Despite the loss of both Urban_Pct and Home Value, the model is still fairly resilient, with an accuracy drop of only -15.29%. The resulting mean MAE of 0.8727 is still better than the Ridge regression model’s baseline score of 1.1 MAE with all of the features. This is an indication that there is likely a good amount of multicollinearity involved in this data.
It is not until the top 5 features (Urban_Pct, Home Value, LATracts_half_Pct, LATracts10_Pct, LAhalfand10_Pct), as reported by the XGBoost Feature Importance variable, until there is significant decay in the MAE score. It is at this point that the XGBoost model performance is worse than the Ridge Regression Baseline (MAE 1.1 ± 0.25).

Hyperparameter Sensitivity

Fig. 6

With Hyperopt selecting the optimal parameters used for the training of the XGBoost model, it was important to look at how sensitive some parameters were to being changed. A model that is exceptionally sensitive to slight parameter changes indicates it might be over-fitted and would perform poorly when making predictions on unseen data. All other parameters were held constant when performing these tests.

Fig. 7

With regards to the L1 regularization parameter (reg_alpha), Hyperopt selected the value of “1” as being the most optimal value, but this indicates there is little Lasso regression occurring in our model. According to the tests (Fig. #), our model is moderately insensitive to changing the reg_alpha parameter from 1 to 100, resulting in a change from MAE 0.757 ± 0.03 to an MAE of 0.83 ± 0.03. Of course, since regularization by definition is making the model more generalizable, this result is not unexpected, and scaling from 1 to 100 is a fairly large change.

Performing a similar analysis on the max_depth hyperparameter (Fig. #) shows negligible changes from a depth of 2, which is the value selected for the best model, versus 12. The model_depth parameter is stable and is not significantly sensitive.

Failures Analysis

Data leakage occurred during initial regression model development due to the time series nature of the Zillow data Observations for single FIPS codes were appearing in both Train and Test datasets, and the FIPS code categorical variable was included in the dataset as well.

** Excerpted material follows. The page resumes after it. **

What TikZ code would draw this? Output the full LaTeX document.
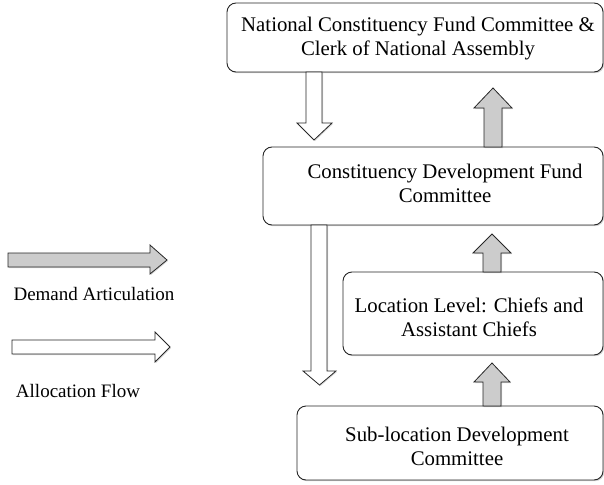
\documentclass[tikz,border=0pt]{standalone}
\usepackage{fontspec}
\setmainfont{Liberation Serif}
\usetikzlibrary{shadows}
\begin{document}
\begin{tikzpicture}[x=1pt,y=-1pt,
  box/.style={draw=black!85, line width=0.9pt, rounded corners=9pt, fill=white,
    drop shadow={shadow xshift=1.2pt, shadow yshift=-1.2pt, opacity=0.35}},
  txt/.style={align=center, font=\fontsize{20.8}{24}\selectfont, inner sep=0pt},
  legtxt/.style={font=\fontsize{19}{22}\selectfont, inner sep=0pt},
  garrow/.style={draw=black!85, line width=0.8pt, fill=black!20,
    drop shadow={shadow xshift=1pt, shadow yshift=-1pt, opacity=0.3}},
  warrow/.style={draw=black!85, line width=0.8pt, fill=white,
    drop shadow={shadow xshift=1pt, shadow yshift=-1pt, opacity=0.3}}]
\useasboundingbox (0,0) rectangle (604,484);
% boxes
\node[box, minimum width=376pt, minimum height=69pt] (ncf) at (415,37.5) {};
\node[txt] (ncft) at (418,39) {National Constituency Fund Committee \&\\Clerk of National Assembly};
\node[box, minimum width=340pt, minimum height=78pt] (cdf) at (433,186) {};
\node[txt] (cdft) at (445,183) {Constituency Development Fund\\Committee};
\node[box, minimum width=260pt, minimum height=83pt] (loc) at (473,313.5) {};
\node[txt] (loct) at (469,317) {Location Level: Chiefs and\\Assistant Chiefs};
\node[box, minimum width=306pt, minimum height=74pt] (sub) at (450,443) {};
\node[txt] (subt) at (457,446) {Sub-location Development\\Committee};
% block arrows
% ncf -> cdf (allocation, down)
\draw[warrow] (306,72) -- (306,123) -- (297,123) -- (314,140) -- (332,123) -- (322,123) -- (322,72) -- cycle;
% cdf -> ncf (demand, up)
\draw[garrow] (484,147) -- (484,108) -- (474,108) -- (493,88) -- (512,108) -- (502,108) -- (502,147) -- cycle;
% loc -> cdf (demand, up)
\draw[garrow] (483,272) -- (483,253) -- (473,253) -- (492,234) -- (511,253) -- (501,253) -- (501,272) -- cycle;
% cdf -> sub (allocation, down)
\draw[warrow] (311,225) -- (311,371) -- (303,371) -- (319.5,385) -- (336,371) -- (327,371) -- (327,225) -- cycle;
% sub -> loc (demand, up)
\draw[garrow] (483,406) -- (483,382) -- (474,382) -- (492,363) -- (510,382) -- (501,382) -- (501,406) -- cycle;
% legend
\draw[garrow] (8,253) -- (150,253) -- (150,245) -- (167,260) -- (150,274) -- (150,267) -- (8,267) -- cycle;
\node[legtxt] (lg1) at (94,294) {Demand Articulation};
\draw[warrow] (12,340) -- (155,340) -- (155,332) -- (170,347) -- (155,362) -- (155,354) -- (12,354) -- cycle;
\node[legtxt] (lg2) at (78,391) {Allocation Flow};
\end{tikzpicture}
\end{document}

This caused exceptionally good MAE scores that were suspicious. Selecting a single month of observations (Jan 2023) and removing FIPS codes from training datasets remediated this issue.
The worst performing under prediction was for FIPS code 31043, which corresponds to the Sioux City metropolitan region in South Dakota. Looking at the SHAP force plot (Figure #) gives us an idea of the reasons for the prediction of 6.18, which is a 5.34 point miss from the actual NWI score of 11.51. The reasoning for this discrepancy comes down to issues with aggregating data up to the grain of State/County for the FIPS codes, so the Zillow Home Value feature can be added to the analysis. The Smart Location Database (SLD) has very granular data, with their FIPS codes going down to the Census Block Group level, while the Food Atlas is slightly less granular at the Census Tract level. Both have to be aggregated upwards to accommodate the Zillow data.

Fig.8

In the case of FIPS 31043, it contains a large number of Census Block Groups in the SLD that have a very high National Walkability Index (8 out of 13 CBGs have an NWI > 12), pushing the actual NWI mean number quite high. Looking at the features data, only two of the four Food Atlas Census Tracts for this FIPS are considered “Urban”, so the critical Urban_Pct feature produces a fairly low score of 0.5. This is further exacerbated by the fairly low Home Value for a metropolitan area, as seen in the force plot, and a high score (0.75) for the Low Accessibility to grocery stores at 1 mile for Urban or 10 miles for Rural feature (LA1and10_Pct). These factors combined mean the prediction fails quite badly in this scenario.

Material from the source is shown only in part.